新神戸駅の活用について

1 人口規模に比して極めて少ない乗降客数

 新幹線新神戸駅は、神戸空港と並ぶ神戸市の広域の玄関口であるが、乗降客数は神戸市の人口規模に比して極めて少ない。例えば、京都駅は、京都市人口146万人に対して34,490人/日(人口1万人あたり235人)、岡山市人口71万人に対して11,738人/日(人口1万人あたり164人)、北九州市人口95万人に対して10,553人/日(人口1万人あたり110人)であるのに対して、神戸市人口153万人に対して8,340人/日(人口1万人あたり54人)に過ぎない。岡山市並みの利用状況を仮定すると、神戸市ほどの規模の都市であれば、新神戸駅は25,000人/日の乗客があっても不思議ではないことになる。

 

2 乗降客数が少ない理由

 新神戸駅の乗降客数が少ない理由は、神戸市内の需要が新大阪駅に漏出していることに尽きると思われる。新大阪へ乗客が流れるのは、新神戸で乗車すると、余分に地下鉄の料金を払わなければならず、わざわざ、地下鉄を乗り継いでまで新神戸を利用しようと考えないためである。

 

3 需要取戻しの重要性

 仮に、この漏出していると思われる1.5万人/日の需要が取り戻せるならば、神戸の都心のにぎわいが大きく変わってくることは間違いない。この1.5万人/日が、神戸市内でたとえ1,000円でも消費するとすれば、1.5万人×1,000円×365日=54.75億円の需要が発生することになる。神戸市としては、この新幹線の需要の漏出を取り戻すことが課題となる。

 

4 需要取戻しの方策

 需要取戻しの方策としては、(1)在来線、私鉄各線から新神戸駅までの乗継の動線を改善(経路の最短化、バリアフリー化、動く歩道の導入 など)すること、及び(2)新幹線の乗降客について、市営地下鉄の新神戸~三宮間の運賃の補助を行い無料化することの2点である。特に(2)が重要と考える。実施の方法は、新幹線の乗車券を持っている者に対して、市営地下鉄の三宮駅新神戸駅の改札において、三宮駅新神戸駅間の乗車券を無料で交付するだけでよい。新幹線・新神戸駅の乗降客が、市営地下鉄を無料で利用できるなら、三宮~新神戸間の移動は、駅構内の移動と大して変わりがない。むしろ、そう考えられるように(1)の動線を改善すべきだ。これが実現すれば、これまで長年の懸案であった、神戸市の主要ターミナル駅三ノ宮駅)と新幹線の駅が別の場所にあるという問題が根本的に解決することになる。つまり、三ノ宮駅新神戸駅の事実上の一体化が実現することになる。

 

5 効果

 仮に、市営地下鉄沿線を除く、JR在来線、私鉄各線からの現在の乗継客数を1,000人/日とすると、210円×1,000人/日×365日=0.7665億円が市から市営地下鉄への補助に要する費用ということなる。(※ 市営地下鉄の減収分の補てんに相当する額。現在の乗降客数を超えて増加する部分については、そもそも「得られていなかった収入」なので補てんの必要はない。)しかし、先述の、年間54.75億円の消費需要が市内に新たに発生すると仮定するならば、市民税の税率を6%と考えると、3.285億円の税収増が見込まれることになるから、トータルとしては財政に負担をもたらすことはないと考えられる。これは、現に存在する交通施設の有効活用なので、追加的な投資が必要ない点で、効果的な施策だと思われる。

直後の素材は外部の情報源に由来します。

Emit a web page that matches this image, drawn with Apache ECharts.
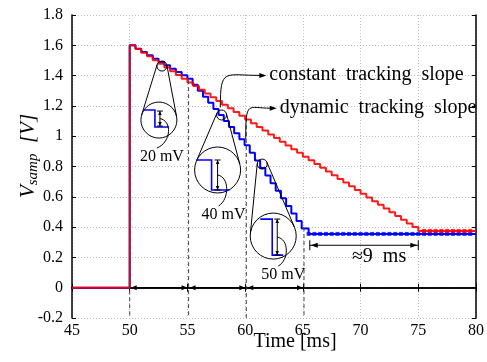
<!DOCTYPE html>
<html>
<head>
<meta charset="utf-8">
<script src="https://cdn.jsdelivr.net/npm/echarts/dist/echarts.min.js"></script>
<style>
  html, body { margin: 0; padding: 0; background: #fff; }
  #chart { width: 487px; height: 362px; }
</style>
</head>
<body>
<div id="chart"></div>
<script>
// Axis ticks
const xMin = 45, xMax = 80, xStep = 5;
const yMin = -0.2, yMax = 1.8, yStep = 0.2;
const xTickLabels = ['45', '50', '55', '60', '65', '70', '75', '80'];
const yTickLabels = ['-0.2', '0', '0.2', '0.4', '0.6', '0.8', '1', '1.2', '1.4', '1.6', '1.8'];

// Constant tracking slope: step edge times [ms] and the level held after each edge [V]
const constTimes = [45, 50, 50.5, 51, 51.5, 52, 52.5, 53, 53.5, 54, 54.5, 55,
  55.5, 56, 56.5, 57, 57.5, 58, 58.5, 59, 59.5, 60,
  60.5, 61, 61.5, 62, 62.5, 63, 63.5, 64, 64.5, 65,
  65.5, 66, 66.5, 67, 67.5, 68, 68.5, 69, 69.5, 70,
  70.5, 71, 71.5, 72, 72.5, 73, 73.5, 74, 74.5, 75, 80];
const constLevels = [0, 1.600, 1.576, 1.551, 1.527, 1.502, 1.478, 1.453, 1.429, 1.404, 1.380, 1.355,
  1.331, 1.306, 1.282, 1.257, 1.233, 1.208, 1.184, 1.159, 1.135, 1.110,
  1.086, 1.061, 1.037, 1.012, 0.988, 0.963, 0.939, 0.914, 0.890, 0.865,
  0.841, 0.816, 0.792, 0.767, 0.743, 0.718, 0.694, 0.669, 0.645, 0.620,
  0.596, 0.571, 0.547, 0.522, 0.498, 0.473, 0.449, 0.424, 0.400, 0.375, 0.375];

// Dynamic tracking slope: 20 mV, then 40 mV, then 50 mV steps
const dynTimes = [45, 50, 50.5, 51, 51.5, 52, 52.5, 53, 53.5, 54, 54.5, 55,
  55.45, 55.9, 56.35, 56.8, 57.25, 57.7, 58.15, 58.6, 59.05, 59.5, 59.95,
  60.4, 60.85, 61.3, 61.75, 62.2, 62.65, 63.1, 63.55, 64.0, 64.45, 64.9, 65.5, 80];
const dynLevels = [0, 1.600, 1.578, 1.556, 1.534, 1.512, 1.490, 1.468, 1.446, 1.424, 1.402, 1.380,
  1.340, 1.300, 1.260, 1.220, 1.180, 1.140, 1.100, 1.060, 1.020, 0.980, 0.940,
  0.890, 0.840, 0.790, 0.740, 0.690, 0.640, 0.590, 0.540, 0.490, 0.440, 0.390, 0.355, 0.355];

// Sample markers on the settled levels
const constSettleTimes = [75.5, 76, 76.5, 77, 77.5, 78, 78.5, 79, 79.5];
const constSettleLevel = 0.375;
const dynSettleTimes = [65.5, 66, 66.5, 67, 67.5, 68, 68.5, 69, 69.5, 70, 70.5, 71, 71.5, 72, 72.5,
  73, 73.5, 74, 74.5, 75, 75.5, 76, 76.5, 77, 77.5, 78, 78.5, 79, 79.5];
const dynSettleLevel = 0.355;

const serif = '"Liberation Serif", "DejaVu Serif", "Times New Roman", serif';
const RED = '#ff0000', BLUE = '#0000ff';

const chart = echarts.init(document.getElementById('chart'), null, { renderer: 'canvas' });

const frameAxis = {
  type: 'value',
  axisLine: { show: true, lineStyle: { color: '#000', width: 1.5 } },
  axisTick: { show: true, inside: true, length: 4, lineStyle: { color: '#000', width: 1 } },
  splitLine: { show: false }
};

const option = {
  animation: false,
  backgroundColor: '#fff',
  grid: { left: 72, right: 6, top: 15, bottom: 44 },
  xAxis: [
    Object.assign({}, frameAxis, {
      min: xMin, max: xMax, interval: xStep, position: 'bottom',
      axisLabel: {
        color: '#000', fontFamily: serif, fontSize: 16, margin: 5,
        formatter: v => xTickLabels[Math.round((v - xMin) / xStep)]
      },
      splitLine: { show: true, lineStyle: { color: '#bdbdbd', type: [1, 2], width: 1 } }
    }),
    Object.assign({}, frameAxis, {
      min: xMin, max: xMax, interval: xStep, position: 'top', axisLabel: { show: false }
    })
  ],
  yAxis: [
    Object.assign({}, frameAxis, {
      min: yMin, max: yMax, interval: yStep, position: 'left',
      axisLabel: {
        color: '#000', fontFamily: serif, fontSize: 16, margin: 9,
        formatter: v => yTickLabels[Math.round((v - yMin) / yStep)]
      },
      splitLine: { show: true, lineStyle: { color: '#bdbdbd', type: [1, 2], width: 1 } }
    }),
    Object.assign({}, frameAxis, {
      min: yMin, max: yMax, interval: yStep, position: 'right', axisLabel: { show: false }
    })
  ],
  series: [
    {
      name: 'dynamic tracking slope', type: 'line', step: 'end', z: 3,
      data: dynTimes.map((t, i) => [t, dynLevels[i]]),
      showSymbol: false, symbol: 'none',
      lineStyle: { color: BLUE, width: 2 }
    },
    {
      name: 'constant tracking slope', type: 'line', step: 'end', z: 4,
      data: constTimes.map((t, i) => [t, constLevels[i]]),
      showSymbol: false, symbol: 'none',
      lineStyle: { color: RED, width: 2, opacity: 0.9 }
    },
    {
      type: 'scatter', z: 5, symbol: 'rect', symbolSize: 4,
      data: dynSettleTimes.map(t => [t, dynSettleLevel]),
      itemStyle: { color: BLUE }
    },
    {
      type: 'scatter', z: 5, symbol: 'rect', symbolSize: 4,
      data: constSettleTimes.map(t => [t, constSettleLevel]),
      itemStyle: { color: RED }
    }
  ]
};

chart.setOption(option);

// ---- annotations ----
const P = (t, v) => chart.convertToPixel({ gridIndex: 0 }, [t, v]);
const ink = { stroke: '#000', lineWidth: 1, fill: null };
const g = [];

function head(x, y, ang, len, w) {
  const c = Math.cos(ang), s = Math.sin(ang);
  const bx = x - len * c, by = y - len * s;
  return { type: 'polygon', z: 100,
    shape: { points: [[x, y], [bx - w * s, by + w * c], [bx + w * s, by - w * c]] },
    style: { fill: '#000', stroke: null } };
}
function seg(x1, y1, x2, y2, extra) {
  return { type: 'line', z: 100, shape: { x1, y1, x2, y2 }, style: Object.assign({}, ink, extra || {}) };
}
function label(text, x, y, size, align) {
  return { type: 'text', z: 100, x, y,
    style: { text, fill: '#000', font: size + 'px ' + serif, align: align || 'center', verticalAlign: 'middle' } };
}

// dashed markers for the tracking phases
const phaseMarks = [[50, 1.6], [55.1, 1.37], [60.1, 1.12], [65.1, 0.40]];
phaseMarks.forEach(([t, v]) => {
  const a = P(t, v), b = P(t, yMin);
  g.push(seg(a[0], a[1], b[0], b[1], { stroke: '#444', lineDash: [4, 3] }));
});

// phase duration arrows along 0 V
for (let i = 0; i < phaseMarks.length - 1; i++) {
  const a = P(phaseMarks[i][0], 0), b = P(phaseMarks[i + 1][0], 0);
  g.push(seg(a[0] + 1, a[1], b[0] - 1, b[1]));
  g.push(head(a[0] + 1, a[1], Math.PI, 6, 2.5));
  g.push(head(b[0] - 1, b[1], 0, 6, 2.5));
}

// settling-time difference arrow
{
  const a = P(65.6, 0.28), b = P(75.0, 0.28);
  g.push(seg(a[0], a[1], b[0], b[1]));
  g.push(seg(a[0], a[1] - 5, a[0], a[1] + 5));
  g.push(seg(b[0], b[1] - 5, b[0], b[1] + 5));
  g.push(head(a[0] + 1, a[1], Math.PI, 7, 2.5));
  g.push(head(b[0] - 1, b[1], 0, 7, 2.5));
  g.push(label('\u22489\u2002ms', (a[0] + b[0]) / 2 + 15, a[1] + 11, 20));
}

// callouts to the two curves
{
  const s = P(57.85, 1.19);
  const tip = [s[0] + 46, s[1] - 32];
  g.push({ type: 'bezierCurve', z: 100,
    shape: { x1: s[0], y1: s[1], cpx1: s[0], cpy1: s[1] - 40, cpx2: s[0] + 4, cpy2: tip[1], x2: tip[0] - 6, y2: tip[1] },
    style: ink });
  g.push(head(tip[0], tip[1], 0, 7, 2.5));
  g.push(label('constant\u2002tracking\u2002slope', tip[0] + 3, tip[1] - 1, 20, 'left'));
}
{
  const s = P(60.05, 0.98);
  const tip = [s[0] + 31, s[1] - 31];
  g.push({ type: 'bezierCurve', z: 100,
    shape: { x1: s[0], y1: s[1], cpx1: s[0], cpy1: s[1] - 40, cpx2: s[0] + 2, cpy2: tip[1], x2: tip[0] - 6, y2: tip[1] },
    style: ink });
  g.push(head(tip[0], tip[1], 0, 7, 2.5));
  g.push(label('dynamic\u2002tracking\u2002slope', tip[0] + 3, tip[1], 20, 'left'));
}

// magnified views of single steps
const magnifiers = [
  { t: 52.79, v: 1.463, dx: -3, dy: 54, R: 18,
    step: [[-15, -10], [-4, -10], [-4, 7], [10, 7]], ax: 1, a0: -9, a1: 6, lab: '20 mV', lx: 3, ly: 37 },
  { t: 57.96, v: 1.14, dx: -4, dy: 55, R: 23,
    step: [[-21, -10], [-6, -10], [-6, 20], [12, 20]], ax: 0, a0: -10, a1: 20, lab: '40 mV', lx: 6, ly: 45 },
  { t: 61.48, v: 0.816, dx: 11, dy: 72, R: 23,
    step: [[-13, -17], [-1, -17], [-1, 19], [10, 19]], ax: 4, a0: -17, a1: 19, lab: '50 mV', lx: 10, ly: 39 }
];
magnifiers.forEach(m => {
  const [sx, sy] = P(m.t, m.v);
  const cx = sx + m.dx, cy = sy + m.dy, r1 = 5, r2 = m.R;
  g.push({ type: 'circle', z: 99, shape: { cx, cy, r: r2 }, style: { stroke: '#000', lineWidth: 1, fill: '#fff' } });
  g.push({ type: 'circle', z: 100, shape: { cx: sx, cy: sy, r: r1 }, style: { stroke: '#000', lineWidth: 1, fill: null } });
  const D = Math.hypot(cx - sx, cy - sy), th = Math.atan2(cy - sy, cx - sx);
  const al = Math.acos((r1 - r2) / D);
  [th + al, th - al].forEach(a => {
    const nx = Math.cos(a), ny = Math.sin(a);
    g.push(seg(sx + r1 * nx, sy + r1 * ny, cx + r2 * nx, cy + r2 * ny));
  });
  g.push({ type: 'polyline', z: 100, shape: { points: m.step.map(p => [cx + p[0], cy + p[1]]) },
    style: { stroke: BLUE, lineWidth: 1.6, fill: null } });
  const ax = cx + m.ax, y0 = cy + m.a0, y1 = cy + m.a1;
  g.push(seg(ax, y0, ax, y1));
  g.push(seg(ax - 3, y0, ax + 3, y0));
  g.push(seg(ax - 3, y1, ax + 3, y1));
  g.push(head(ax, y0, -Math.PI / 2, 4, 1.8));
  g.push(head(ax, y1, Math.PI / 2, 4, 1.8));
  const my = (y0 + y1) / 2, lx = cx + m.lx, ly = cy + m.ly;
  g.push({ type: 'bezierCurve', z: 100,
    shape: { x1: ax, y1: my, cpx1: ax + 12, cpy1: my + 2, cpx2: ax + 12, cpy2: my + (ly - my) * 0.6, x2: lx - 5, y2: ly - 9 },
    style: ink });
  g.push(label(m.lab, lx, ly, 16));
});

// axis titles
g.push(label('Time [ms]', 295, 342, 20));
g.push({ type: 'text', z: 100, x: 28, y: 156, rotation: Math.PI / 2,
  style: {
    text: '{v|V}{s|samp}{v|\u2002[V]}',
    align: 'center', verticalAlign: 'middle',
    rich: {
      v: { fontFamily: serif, fontSize: 21, lineHeight: 26, verticalAlign: 'middle', fill: '#000', fontStyle: 'italic' },
      s: { fontFamily: serif, fontSize: 15, lineHeight: 26, verticalAlign: 'bottom', fill: '#000', fontStyle: 'italic' }
    }
  } });

chart.setOption({ graphic: { elements: g } });
</script>
</body>
</html>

 これによって、これまで大阪に漏出していた需要の一部を取戻すことができるなら、新神戸、さらにはその玄関口となる三宮の拠点性が大きく高まり、文字通り「関西圏の西の玄関口」の役割を確立することができるに違いない。そうなれば、企業の立地、集積にも効果が期待できる。新神戸駅の拠点性が高まると、さらに、市内での宿泊客、観光客の増加も期待できる。例えば、現在、新神戸駅は淡路、四国方面からの新幹線の乗継駅の地位を確立しつつあるが、新幹線の乗車前に三宮で買い物をして、その後に新神戸駅へ移動するような「立ち寄り需要」も期待できるだろう。

 

6 最後に

 神戸は中国、四国、九州と関西圏の結節点にあたる。さらに、神戸は関西圏の大都市とは、強力な鉄道網(JR、阪急、阪神近鉄 等)で結ばれている。この地の利、交通インフラを最大限に活用すべきである。